Voost: A Unified and Scalable Diffusion Transformer for Bidirectional Virtual Try-On and Try-Off
Seungyong Lee, Jeong-gi Kwak
TL;DR
Voost addresses the challenge of accurate garment–body alignment in virtual try-on by unifying virtual try-on and try-off into a single diffusion-transformer framework that jointly learns both directions. It introduces a token-level concatenation with a shared conditioning layout and two inference-time refinements—attention-temperature scaling and self-corrective sampling—while finetuning only the attention modules to preserve diffusion priors. Through extensive experiments on DressCode, VITON-HD, and in-the-wild images, Voost achieves state-of-the-art results for both try-on and try-off tasks, outperforming task-specific baselines in alignment, fidelity, and generalization. The approach eliminates the need for separate models or auxiliary losses, enabling scalable, bidirectional garment–person reasoning with practical inference-time improvements and strong user-perceived realism.
Abstract
Virtual try-on aims to synthesize a realistic image of a person wearing a target garment, but accurately modeling garment-body correspondence remains a persistent challenge, especially under pose and appearance variation.

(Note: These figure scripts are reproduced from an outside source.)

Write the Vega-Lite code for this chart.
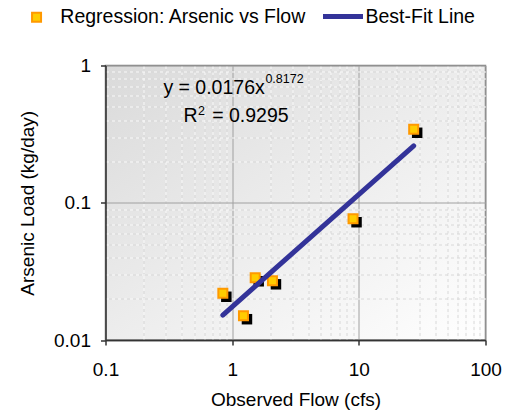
{
  "$schema": "https://vega.github.io/schema/vega-lite/v6.json",
  "width": 380,
  "height": 274.5,
  "autosize": {"type": "none"},
  "padding": {"left": 105.5, "top": 65.5, "right": 32.5, "bottom": 73},
  "background": "white",
  "config": {
    "font": "Liberation Sans",
    "view": {
      "fill": {"gradient": "linear", "x1": 0, "y1": 0, "x2": 1, "y2": 1,
        "stops": [{"offset": 0, "color": "#dadada"}, {"offset": 1, "color": "#ffffff"}]},
      "stroke": "#808080",
      "strokeWidth": 1.5
    },
    "axis": {
      "labelFont": "Liberation Sans",
      "labelFontSize": 19,
      "labelColor": "#000000",
      "titleFont": "Liberation Sans",
      "titleFontSize": 19,
      "titleFontWeight": "normal",
      "titleColor": "#000000",
      "labelFlush": false,
      "labelOverlap": false,
      "labelBound": false
    },
    "legend": {
      "labelFont": "Liberation Sans",
      "labelFontSize": 19.5,
      "labelColor": "#000000",
      "labelLimit": 0,
      "padding": 0
    }
  },
  "datasets": {
    "obs": [
      {"flow": 0.844, "load": 0.0219, "series": "Regression: Arsenic vs Flow"},
      {"flow": 1.228, "load": 0.01503, "series": "Regression: Arsenic vs Flow"},
      {"flow": 1.52, "load": 0.0284, "series": "Regression: Arsenic vs Flow"},
      {"flow": 2.08, "load": 0.027, "series": "Regression: Arsenic vs Flow"},
      {"flow": 9.0, "load": 0.0765, "series": "Regression: Arsenic vs Flow"},
      {"flow": 27.1, "load": 0.343, "series": "Regression: Arsenic vs Flow"}
    ],
    "fit": [
      {"flow": 0.844, "load": 0.0152, "series": "Best-Fit Line"},
      {"flow": 27.1, "load": 0.26, "series": "Best-Fit Line"}
    ]
  },
  "layer": [
    {
      "data": {"name": "obs"},
      "mark": {"type": "point", "shape": "square", "filled": true, "color": "#000000", "opacity": 1, "size": 110, "xOffset": 3.5, "yOffset": 3.5},
      "encoding": {
        "x": {"field": "flow", "type": "quantitative",
          "scale": {"type": "log", "domain": [0.1, 100], "nice": false},
          "axis": {"orient": "bottom", "values": [0.1, 1, 10, 100], "format": "~g",
            "grid": true, "gridColor": "#a0a0a0", "gridWidth": 1,
            "tickSize": 5, "tickColor": "#333333", "tickWidth": 1.5,
            "domainColor": "#333333", "domainWidth": 1.5,
            "labelPadding": 15, "title": "Observed Flow (cfs)", "titleY": 59, "titleBaseline": "middle"}},
        "y": {"field": "load", "type": "quantitative",
          "scale": {"type": "log", "domain": [0.01, 1], "nice": false},
          "axis": {"orient": "left", "values": [0.01, 0.1, 1], "format": "~g",
            "grid": true, "gridColor": "#a0a0a0", "gridWidth": 1,
            "tickSize": 5, "tickColor": "#333333", "tickWidth": 1.5,
            "domainColor": "#333333", "domainWidth": 1.5,
            "labelPadding": 10, "title": "Arsenic Load (kg/day)", "titleX": -78.5, "titleBaseline": "middle"}}
      }
    },
    {
      "data": {"name": "obs"},
      "mark": {"type": "point", "shape": "square", "filled": true, "opacity": 1, "size": 81, "stroke": "#FF9900", "strokeWidth": 2},
      "encoding": {
        "x": {"field": "flow", "type": "quantitative",
          "axis": {"orient": "bottom", "values": [0.2,0.3,0.4,0.5,0.6,0.7,0.8,0.9,2,3,4,5,6,7,8,9,20,30,40,50,60,70,80,90],
            "grid": true, "gridColor": "#f8f8f8", "gridDash": [3, 3], "gridWidth": 1,
            "labels": false, "ticks": false, "domain": false, "title": null}},
        "y": {"field": "load", "type": "quantitative",
          "axis": {"orient": "left", "values": [0.02,0.03,0.04,0.05,0.06,0.07,0.08,0.09,0.2,0.3,0.4,0.5,0.6,0.7,0.8,0.9],
            "grid": true, "gridColor": "#f8f8f8", "gridDash": [3, 3], "gridWidth": 1,
            "labels": false, "ticks": false, "domain": false, "title": null}},
        "fill": {"field": "series", "type": "nominal",
          "scale": {"range": ["#FFCC00"]},
          "legend": {"orient": "none", "legendX": -78.7, "legendY": -58, "title": null,
            "symbolType": "square", "symbolSize": 81, "symbolStrokeColor": "#FF9900", "symbolStrokeWidth": 2,
            "symbolOpacity": 1, "labelOffset": 14}}
      }
    },
    {
      "data": {"name": "fit"},
      "mark": {"type": "line", "strokeWidth": 5, "strokeCap": "round"},
      "encoding": {
        "x": {"field": "flow", "type": "quantitative",
          "axis": {"orient": "bottom", "values": [0.2,0.3,0.4,0.5,0.6,0.7,0.8,0.9,2,3,4,5,6,7,8,9,20,30,40,50,60,70,80,90],
            "grid": true, "gridColor": "#d8d8d8", "gridDash": [3, 3], "gridDashOffset": 3, "gridWidth": 1,
            "labels": false, "ticks": false, "domain": false, "title": null}},
        "y": {"field": "load", "type": "quantitative",
          "axis": {"orient": "left", "values": [0.02,0.03,0.04,0.05,0.06,0.07,0.08,0.09,0.2,0.3,0.4,0.5,0.6,0.7,0.8,0.9],
            "grid": true, "gridColor": "#d8d8d8", "gridDash": [3, 3], "gridDashOffset": 3, "gridWidth": 1,
            "labels": false, "ticks": false, "domain": false, "title": null}},
        "stroke": {"field": "series", "type": "nominal",
          "scale": {"range": ["#333399"]},
          "legend": {"orient": "none", "legendX": 215, "legendY": -71.5, "title": null,
            "symbolType": "stroke", "symbolSize": 1600, "symbolStrokeWidth": 5, "labelOffset": 0}}
      }
    },
    {
      "data": {"values": [{}]},
      "mark": {"type": "text", "align": "left", "baseline": "alphabetic", "fontSize": 19.5, "color": "#000000", "text": "y = 0.0176x"},
      "encoding": {
        "x": {"datum": 0.2864, "type": "quantitative", "axis": null},
        "y": {"datum": 0.617, "type": "quantitative", "axis": null}
      }
    },
    {
      "data": {"values": [{}]},
      "mark": {"type": "text", "align": "left", "baseline": "alphabetic", "fontSize": 12.5, "color": "#000000", "text": "0.8172"},
      "encoding": {
        "x": {"datum": 1.83, "type": "quantitative", "axis": null},
        "y": {"datum": 0.742, "type": "quantitative", "axis": null}
      }
    },
    {
      "data": {"values": [{}]},
      "mark": {"type": "text", "align": "left", "baseline": "alphabetic", "fontSize": 19.5, "color": "#000000", "text": "R"},
      "encoding": {
        "x": {"datum": 0.412, "type": "quantitative", "axis": null},
        "y": {"datum": 0.3857, "type": "quantitative", "axis": null}
      }
    },
    {
      "data": {"values": [{}]},
      "mark": {"type": "text", "align": "left", "baseline": "alphabetic", "fontSize": 12.5, "color": "#000000", "text": "2"},
      "encoding": {
        "x": {"datum": 0.538, "type": "quantitative", "axis": null},
        "y": {"datum": 0.4357, "type": "quantitative", "axis": null}
      }
    },
    {
      "data": {"values": [{}]},
      "mark": {"type": "text", "align": "left", "baseline": "alphabetic", "fontSize": 19.5, "color": "#000000", "text": "= 0.9295"},
      "encoding": {
        "x": {"datum": 0.695, "type": "quantitative", "axis": null},
        "y": {"datum": 0.3857, "type": "quantitative", "axis": null}
      }
    }
  ],
  "resolve": {"axis": {"x": "independent", "y": "independent"}}
}
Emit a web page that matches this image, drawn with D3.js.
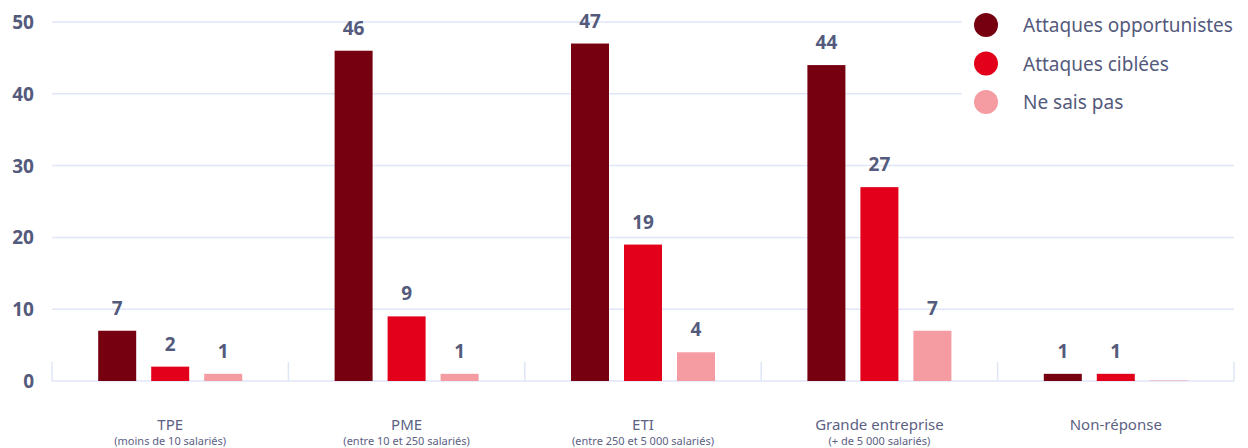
<!DOCTYPE html>
<html>
<head>
<meta charset="utf-8">
<script src="https://cdn.jsdelivr.net/npm/d3@7"></script>
<style>
  body { margin: 0; background: #fff; }
  text { font-family: "Noto Sans", sans-serif; }
</style>
</head>
<body>
<div id="chart"></div>
<script>
var categories = ["TPE", "PME", "ETI", "Grande entreprise", "Non-réponse"];
var subLabels = ["(moins de 10 salariés)", "(entre 10 et 250 salariés)", "(entre 250 et 5 000 salariés)", "(+ de 5 000 salariés)", ""];
var seriesNames = ["Attaques opportunistes", "Attaques ciblées", "Ne sais pas"];
var opportunistes = [7, 46, 47, 44, 1];
var ciblees = [2, 9, 19, 27, 1];
var neSaisPas = [1, 1, 4, 7, 0];
var yTicks = [0, 10, 20, 30, 40, 50];
var colors = ["#760010", "#e3001b", "#f49ca2"];

var width = 1248, height = 448;
var margin = {top: 22, right: 14, bottom: 67, left: 52};

var svg = d3.select("#chart")
  .append("svg")
    .attr("width", width)
    .attr("height", height);

var x = d3.scaleBand()
  .domain(categories)
  .range([margin.left, width - margin.right]);

var x1 = d3.scaleBand()
  .domain(seriesNames)
  .range([-72, 72])
  .paddingInner(0.283)
  .paddingOuter(0);

var y = d3.scaleLinear()
  .domain([0, 50])
  .range([height - margin.bottom, margin.top]);

// grid
svg.append("g")
  .selectAll("line")
  .data(yTicks)
  .enter()
  .append("line")
    .attr("x1", margin.left)
    .attr("x2", width - margin.right)
    .attr("y1", function(d) { return y(d); })
    .attr("y2", function(d) { return y(d); })
    .attr("stroke", "#dfe6f6")
    .attr("stroke-width", 1.5);

// y labels
svg.append("g")
  .selectAll("text")
  .data(yTicks)
  .enter()
  .append("text")
    .attr("x", 34)
    .attr("y", function(d) { return y(d) + 7; })
    .attr("text-anchor", "end")
    .attr("font-size", "19px")
    .attr("font-weight", "bold")
    .attr("fill", "#545a7c")
    .text(function(d) { return d; });

// category separators
var seps = [margin.left].concat(categories.map(function(c) { return x(c) + x.bandwidth(); }));
svg.append("g")
  .selectAll("line")
  .data(seps)
  .enter()
  .append("line")
    .attr("x1", function(d) { return d; })
    .attr("x2", function(d) { return d; })
    .attr("y1", y(0) - 19)
    .attr("y2", y(0))
    .attr("stroke", "#dfe6f6")
    .attr("stroke-width", 1.5);

var rows = categories.map(function(c, i) {
  return {cat: c, values: [opportunistes[i], ciblees[i], neSaisPas[i]]};
});

var groups = svg.selectAll(".grp")
  .data(rows)
  .enter()
  .append("g")
    .attr("transform", function(d) { return "translate(" + (x(d.cat) + x.bandwidth() / 2) + ",0)"; });

groups.selectAll("rect")
  .data(function(d) { return d.values.map(function(v, j) { return {s: seriesNames[j], v: v, j: j}; }); })
  .enter()
  .append("rect")
    .attr("x", function(d) { return x1(d.s); })
    .attr("width", x1.bandwidth())
    .attr("y", function(d) { return d.v === 0 ? y(0) - 1 : y(d.v); })
    .attr("height", function(d) { return d.v === 0 ? 1 : y(0) - y(d.v); })
    .attr("fill", function(d) { return colors[d.j]; })
    .attr("opacity", function(d) { return d.v === 0 ? 0.5 : 1; });

groups.selectAll("text")
  .data(function(d) { return d.values.map(function(v, j) { return {s: seriesNames[j], v: v}; }).filter(function(d) { return d.v > 0; }); })
  .enter()
  .append("text")
    .attr("x", function(d) { return x1(d.s) + x1.bandwidth() / 2; })
    .attr("y", function(d) { return y(d.v) - 16; })
    .attr("text-anchor", "middle")
    .attr("font-size", "19px")
    .attr("font-weight", "bold")
    .attr("fill", "#545a7c")
    .text(function(d) { return d.v; });

// x labels
svg.append("g")
  .selectAll("text")
  .data(categories)
  .enter()
  .append("text")
    .attr("x", function(d) { return x(d) + x.bandwidth() / 2; })
    .attr("y", 430)
    .attr("text-anchor", "middle")
    .attr("font-size", "15px")
    .attr("fill", "#5c6184")
    .text(function(d) { return d; });

svg.append("g")
  .selectAll("text")
  .data(subLabels)
  .enter()
  .append("text")
    .attr("x", function(d, i) { return x(categories[i]) + x.bandwidth() / 2; })
    .attr("y", 445)
    .attr("text-anchor", "middle")
    .attr("font-size", "11px")
    .attr("fill", "#5c6184")
    .text(function(d) { return d; });

// legend
var legend = svg.append("g");
legend.append("rect")
  .attr("x", 962)
  .attr("y", 5)
  .attr("width", 286)
  .attr("height", 120)
  .attr("fill", "#fff");

var items = legend.selectAll(".item")
  .data(seriesNames)
  .enter()
  .append("g")
    .attr("transform", function(d, i) { return "translate(0," + (25 + i * 38.5) + ")"; });

items.append("circle")
  .attr("cx", 986)
  .attr("cy", 0)
  .attr("r", 12)
  .attr("fill", function(d, i) { return colors[i]; });

items.append("text")
  .attr("x", 1023)
  .attr("y", 7)
  .attr("font-size", "19px")
  .attr("fill", "#545a7c")
  .text(function(d) { return d; });
</script>
</body>
</html>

In this paper, we propose Voost - a unified and scalable framework that jointly learns virtual try-on and try-off with a single diffusion transformer. By modeling both tasks jointly, Voost enables each garment-person pair to supervise both directions and supports flexible conditioning over generation direction and garment category, enhancing garment-body relational reasoning without task-specific networks, auxiliary losses, or additional labels. In addition, we introduce two inference-time techniques: attention temperature scaling for robustness to resolution or mask variation, and self-corrective sampling that leverages bidirectional consistency between tasks. Extensive experiments demonstrate that Voost achieves state-of-the-art results on both try-on and try-off benchmarks, consistently outperforming strong baselines in alignment accuracy, visual fidelity, and generalization.